Records with drawing code:
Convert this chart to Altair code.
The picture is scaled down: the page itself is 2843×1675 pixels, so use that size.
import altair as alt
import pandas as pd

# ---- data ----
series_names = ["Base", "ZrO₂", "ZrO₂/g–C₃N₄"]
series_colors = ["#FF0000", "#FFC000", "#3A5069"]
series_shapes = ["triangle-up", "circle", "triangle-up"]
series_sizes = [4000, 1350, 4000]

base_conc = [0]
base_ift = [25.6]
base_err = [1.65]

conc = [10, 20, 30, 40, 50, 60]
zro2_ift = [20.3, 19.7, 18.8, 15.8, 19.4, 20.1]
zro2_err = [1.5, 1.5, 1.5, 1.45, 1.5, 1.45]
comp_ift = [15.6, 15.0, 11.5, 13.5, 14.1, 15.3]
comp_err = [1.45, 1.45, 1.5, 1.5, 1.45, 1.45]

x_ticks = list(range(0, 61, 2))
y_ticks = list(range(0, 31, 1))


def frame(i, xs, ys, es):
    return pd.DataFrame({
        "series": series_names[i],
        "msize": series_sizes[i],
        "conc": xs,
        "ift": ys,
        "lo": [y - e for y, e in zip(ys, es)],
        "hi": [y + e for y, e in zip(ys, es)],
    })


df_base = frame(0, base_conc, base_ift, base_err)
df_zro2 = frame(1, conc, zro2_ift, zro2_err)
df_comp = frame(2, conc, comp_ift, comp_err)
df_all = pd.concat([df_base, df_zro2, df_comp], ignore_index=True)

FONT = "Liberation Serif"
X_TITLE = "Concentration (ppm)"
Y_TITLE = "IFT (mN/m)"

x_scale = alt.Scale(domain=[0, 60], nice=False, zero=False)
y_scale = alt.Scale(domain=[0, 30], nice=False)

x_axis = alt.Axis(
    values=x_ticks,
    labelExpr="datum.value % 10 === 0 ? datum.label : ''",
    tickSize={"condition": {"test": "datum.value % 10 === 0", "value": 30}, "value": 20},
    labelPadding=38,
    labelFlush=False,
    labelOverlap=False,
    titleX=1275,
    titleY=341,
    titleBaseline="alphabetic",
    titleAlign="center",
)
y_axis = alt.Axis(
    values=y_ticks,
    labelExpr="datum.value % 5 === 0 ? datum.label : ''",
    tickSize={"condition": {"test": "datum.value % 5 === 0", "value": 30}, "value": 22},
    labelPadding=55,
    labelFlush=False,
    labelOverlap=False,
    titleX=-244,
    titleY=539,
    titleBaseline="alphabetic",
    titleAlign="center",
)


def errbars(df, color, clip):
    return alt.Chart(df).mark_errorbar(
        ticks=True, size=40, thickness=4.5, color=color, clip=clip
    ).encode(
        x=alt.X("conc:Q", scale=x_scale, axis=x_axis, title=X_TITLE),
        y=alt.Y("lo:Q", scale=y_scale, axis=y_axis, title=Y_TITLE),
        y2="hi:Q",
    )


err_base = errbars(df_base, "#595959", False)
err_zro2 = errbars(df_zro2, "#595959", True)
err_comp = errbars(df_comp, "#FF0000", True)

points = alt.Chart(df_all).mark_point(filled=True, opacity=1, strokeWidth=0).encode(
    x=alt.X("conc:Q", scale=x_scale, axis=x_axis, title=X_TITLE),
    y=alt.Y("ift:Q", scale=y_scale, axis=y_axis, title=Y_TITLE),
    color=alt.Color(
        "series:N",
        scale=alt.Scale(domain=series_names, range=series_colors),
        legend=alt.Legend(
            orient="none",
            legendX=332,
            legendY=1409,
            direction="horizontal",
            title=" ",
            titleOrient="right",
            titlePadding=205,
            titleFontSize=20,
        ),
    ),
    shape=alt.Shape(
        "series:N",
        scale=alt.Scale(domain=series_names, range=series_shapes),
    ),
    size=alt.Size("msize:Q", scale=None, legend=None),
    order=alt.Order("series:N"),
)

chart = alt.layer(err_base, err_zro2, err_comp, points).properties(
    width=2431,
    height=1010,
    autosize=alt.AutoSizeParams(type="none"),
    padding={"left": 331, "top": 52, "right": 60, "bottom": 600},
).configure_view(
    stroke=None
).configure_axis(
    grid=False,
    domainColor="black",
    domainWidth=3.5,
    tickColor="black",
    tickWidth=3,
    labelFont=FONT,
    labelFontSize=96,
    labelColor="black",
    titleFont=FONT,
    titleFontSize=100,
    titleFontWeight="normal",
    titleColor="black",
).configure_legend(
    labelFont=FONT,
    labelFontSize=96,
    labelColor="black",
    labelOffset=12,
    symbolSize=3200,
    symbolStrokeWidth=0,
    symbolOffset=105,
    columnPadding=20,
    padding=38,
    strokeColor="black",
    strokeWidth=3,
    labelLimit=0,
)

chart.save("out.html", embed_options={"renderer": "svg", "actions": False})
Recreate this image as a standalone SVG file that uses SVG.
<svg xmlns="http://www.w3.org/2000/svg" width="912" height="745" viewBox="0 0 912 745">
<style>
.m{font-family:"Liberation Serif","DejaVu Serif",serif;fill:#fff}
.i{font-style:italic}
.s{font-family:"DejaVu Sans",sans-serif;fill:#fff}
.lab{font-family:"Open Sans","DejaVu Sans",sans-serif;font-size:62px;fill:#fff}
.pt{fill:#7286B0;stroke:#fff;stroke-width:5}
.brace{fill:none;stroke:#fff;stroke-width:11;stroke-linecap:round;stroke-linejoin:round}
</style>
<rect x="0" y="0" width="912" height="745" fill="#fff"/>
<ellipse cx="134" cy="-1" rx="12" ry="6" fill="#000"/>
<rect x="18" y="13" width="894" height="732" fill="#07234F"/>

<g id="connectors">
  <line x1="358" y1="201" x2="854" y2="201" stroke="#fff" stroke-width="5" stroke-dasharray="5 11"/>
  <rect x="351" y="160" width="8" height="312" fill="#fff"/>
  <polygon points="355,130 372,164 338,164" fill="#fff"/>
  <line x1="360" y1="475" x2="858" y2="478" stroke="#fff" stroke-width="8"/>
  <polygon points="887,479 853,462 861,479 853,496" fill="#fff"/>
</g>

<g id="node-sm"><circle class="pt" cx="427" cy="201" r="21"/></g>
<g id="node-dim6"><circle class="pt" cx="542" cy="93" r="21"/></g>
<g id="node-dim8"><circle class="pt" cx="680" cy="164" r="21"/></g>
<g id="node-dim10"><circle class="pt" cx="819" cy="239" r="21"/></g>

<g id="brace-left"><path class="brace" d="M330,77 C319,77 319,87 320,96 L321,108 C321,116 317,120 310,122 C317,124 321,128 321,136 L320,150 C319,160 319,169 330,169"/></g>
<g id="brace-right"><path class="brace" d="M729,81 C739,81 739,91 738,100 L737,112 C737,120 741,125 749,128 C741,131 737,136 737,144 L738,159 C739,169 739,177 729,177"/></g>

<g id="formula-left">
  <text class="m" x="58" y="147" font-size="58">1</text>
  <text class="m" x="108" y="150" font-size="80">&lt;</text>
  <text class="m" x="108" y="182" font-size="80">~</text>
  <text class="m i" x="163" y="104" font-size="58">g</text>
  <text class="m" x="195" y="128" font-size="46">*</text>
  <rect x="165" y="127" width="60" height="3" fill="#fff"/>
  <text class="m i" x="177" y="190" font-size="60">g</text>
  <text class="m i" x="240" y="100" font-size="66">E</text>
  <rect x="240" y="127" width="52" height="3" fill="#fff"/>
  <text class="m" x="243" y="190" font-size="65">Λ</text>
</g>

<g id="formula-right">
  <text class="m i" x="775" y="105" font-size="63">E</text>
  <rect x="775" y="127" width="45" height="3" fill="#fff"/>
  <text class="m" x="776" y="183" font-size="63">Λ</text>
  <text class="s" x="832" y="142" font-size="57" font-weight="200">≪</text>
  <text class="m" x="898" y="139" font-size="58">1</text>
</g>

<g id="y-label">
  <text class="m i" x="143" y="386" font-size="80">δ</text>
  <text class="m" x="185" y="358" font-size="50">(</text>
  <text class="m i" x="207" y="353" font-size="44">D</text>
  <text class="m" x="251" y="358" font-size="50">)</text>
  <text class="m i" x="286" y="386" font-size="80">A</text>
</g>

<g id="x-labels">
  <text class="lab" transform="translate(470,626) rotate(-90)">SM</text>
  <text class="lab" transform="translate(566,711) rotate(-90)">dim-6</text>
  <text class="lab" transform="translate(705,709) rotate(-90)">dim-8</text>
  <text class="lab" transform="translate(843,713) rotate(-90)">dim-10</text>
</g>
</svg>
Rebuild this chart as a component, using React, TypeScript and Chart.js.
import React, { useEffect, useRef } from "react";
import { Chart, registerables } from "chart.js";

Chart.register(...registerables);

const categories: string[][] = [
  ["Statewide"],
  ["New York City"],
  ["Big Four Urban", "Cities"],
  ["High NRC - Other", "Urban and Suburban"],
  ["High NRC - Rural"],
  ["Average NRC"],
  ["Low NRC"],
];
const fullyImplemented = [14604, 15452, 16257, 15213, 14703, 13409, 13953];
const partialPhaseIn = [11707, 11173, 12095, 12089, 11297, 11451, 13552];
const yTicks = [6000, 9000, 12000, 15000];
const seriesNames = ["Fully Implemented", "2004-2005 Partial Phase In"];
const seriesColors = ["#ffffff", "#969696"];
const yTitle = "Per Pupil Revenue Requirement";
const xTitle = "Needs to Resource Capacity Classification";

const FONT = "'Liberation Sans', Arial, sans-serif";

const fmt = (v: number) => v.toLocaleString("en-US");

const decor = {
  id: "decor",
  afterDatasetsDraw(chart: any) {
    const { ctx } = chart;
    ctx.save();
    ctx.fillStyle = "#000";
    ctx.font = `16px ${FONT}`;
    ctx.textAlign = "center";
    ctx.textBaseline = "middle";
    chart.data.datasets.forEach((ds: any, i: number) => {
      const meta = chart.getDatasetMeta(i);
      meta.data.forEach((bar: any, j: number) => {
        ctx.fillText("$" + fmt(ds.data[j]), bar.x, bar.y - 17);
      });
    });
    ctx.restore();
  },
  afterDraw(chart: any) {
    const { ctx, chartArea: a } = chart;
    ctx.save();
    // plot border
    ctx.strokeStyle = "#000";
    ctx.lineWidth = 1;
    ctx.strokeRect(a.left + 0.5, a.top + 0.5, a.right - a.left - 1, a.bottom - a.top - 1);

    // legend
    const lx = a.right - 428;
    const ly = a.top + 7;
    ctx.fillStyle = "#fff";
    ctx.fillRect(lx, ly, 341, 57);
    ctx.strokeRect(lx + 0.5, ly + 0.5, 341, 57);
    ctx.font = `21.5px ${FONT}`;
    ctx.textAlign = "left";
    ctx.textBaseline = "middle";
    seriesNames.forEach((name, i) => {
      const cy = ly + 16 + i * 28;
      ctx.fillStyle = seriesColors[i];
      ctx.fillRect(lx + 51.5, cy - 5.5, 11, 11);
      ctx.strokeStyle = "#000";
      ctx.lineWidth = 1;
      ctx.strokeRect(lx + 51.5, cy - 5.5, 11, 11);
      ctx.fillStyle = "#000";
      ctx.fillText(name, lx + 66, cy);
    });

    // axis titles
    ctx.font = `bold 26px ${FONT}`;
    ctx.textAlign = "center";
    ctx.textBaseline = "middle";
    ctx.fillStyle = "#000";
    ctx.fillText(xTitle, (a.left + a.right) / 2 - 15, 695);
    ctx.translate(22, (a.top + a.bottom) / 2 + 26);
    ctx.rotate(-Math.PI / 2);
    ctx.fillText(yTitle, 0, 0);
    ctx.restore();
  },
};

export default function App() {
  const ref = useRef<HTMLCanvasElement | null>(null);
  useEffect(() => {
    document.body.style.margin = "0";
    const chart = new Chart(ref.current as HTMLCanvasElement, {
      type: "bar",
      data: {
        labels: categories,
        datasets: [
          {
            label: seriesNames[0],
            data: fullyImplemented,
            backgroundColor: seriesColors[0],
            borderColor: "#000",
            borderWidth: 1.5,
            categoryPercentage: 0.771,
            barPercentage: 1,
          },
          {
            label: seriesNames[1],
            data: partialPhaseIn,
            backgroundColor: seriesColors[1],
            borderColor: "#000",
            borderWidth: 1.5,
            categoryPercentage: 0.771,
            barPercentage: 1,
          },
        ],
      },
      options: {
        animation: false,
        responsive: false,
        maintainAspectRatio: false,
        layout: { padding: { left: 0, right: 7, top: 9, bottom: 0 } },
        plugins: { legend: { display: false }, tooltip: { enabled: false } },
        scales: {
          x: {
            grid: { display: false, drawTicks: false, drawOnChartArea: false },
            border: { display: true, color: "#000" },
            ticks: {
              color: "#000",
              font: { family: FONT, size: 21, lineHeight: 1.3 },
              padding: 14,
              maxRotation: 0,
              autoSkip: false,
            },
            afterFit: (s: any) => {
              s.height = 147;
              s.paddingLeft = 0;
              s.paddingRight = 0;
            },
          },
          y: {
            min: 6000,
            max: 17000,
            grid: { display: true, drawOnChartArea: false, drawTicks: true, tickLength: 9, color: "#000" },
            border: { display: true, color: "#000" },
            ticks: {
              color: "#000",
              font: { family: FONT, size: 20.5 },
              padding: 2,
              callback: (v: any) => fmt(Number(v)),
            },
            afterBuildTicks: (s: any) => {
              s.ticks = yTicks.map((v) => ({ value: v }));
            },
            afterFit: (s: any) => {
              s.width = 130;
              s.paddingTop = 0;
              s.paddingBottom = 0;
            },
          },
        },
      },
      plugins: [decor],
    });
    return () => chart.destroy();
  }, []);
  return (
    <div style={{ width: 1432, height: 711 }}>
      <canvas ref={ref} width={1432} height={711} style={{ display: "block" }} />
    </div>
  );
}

--- Your objective ---
Retype only what lies between the line bearing "Rebuild this chart" and the line bearing "const fmt = (v: number)", keeping both of those lines.

--- Written answer ---
Rebuild this chart as a component, using React, TypeScript and Chart.js.
import React, { useEffect, useRef } from "react";
import { Chart, registerables } from "chart.js";

Chart.register(...registerables);

const categories: string[][] = [
  ["Statewide"],
  ["New York City"],
  ["Big Four Urban", "Cities"],
  ["High NRC - Other", "Urban and Suburban"],
  ["High NRC - Rural"],
  ["Average NRC"],
  ["Low NRC"],
];
const fullyImplemented = [14604, 15452, 16257, 15213, 14703, 13409, 13953];
const partialPhaseIn = [11707, 11173, 12095, 12089, 11297, 11451, 13552];
const yTicks = [6000, 9000, 12000, 15000];
const seriesNames = ["Fully Implemented", "2004-2005 Partial Phase In"];
const seriesColors = ["#ffffff", "#969696"];
const yTitle = "Per Pupil Revenue Requirement";
const xTitle = "Needs to Resource Capacity Classification";

const FONT = "'Liberation Sans', Arial, sans-serif";

const fmt = (v: number) => v.toLocaleString("en-US");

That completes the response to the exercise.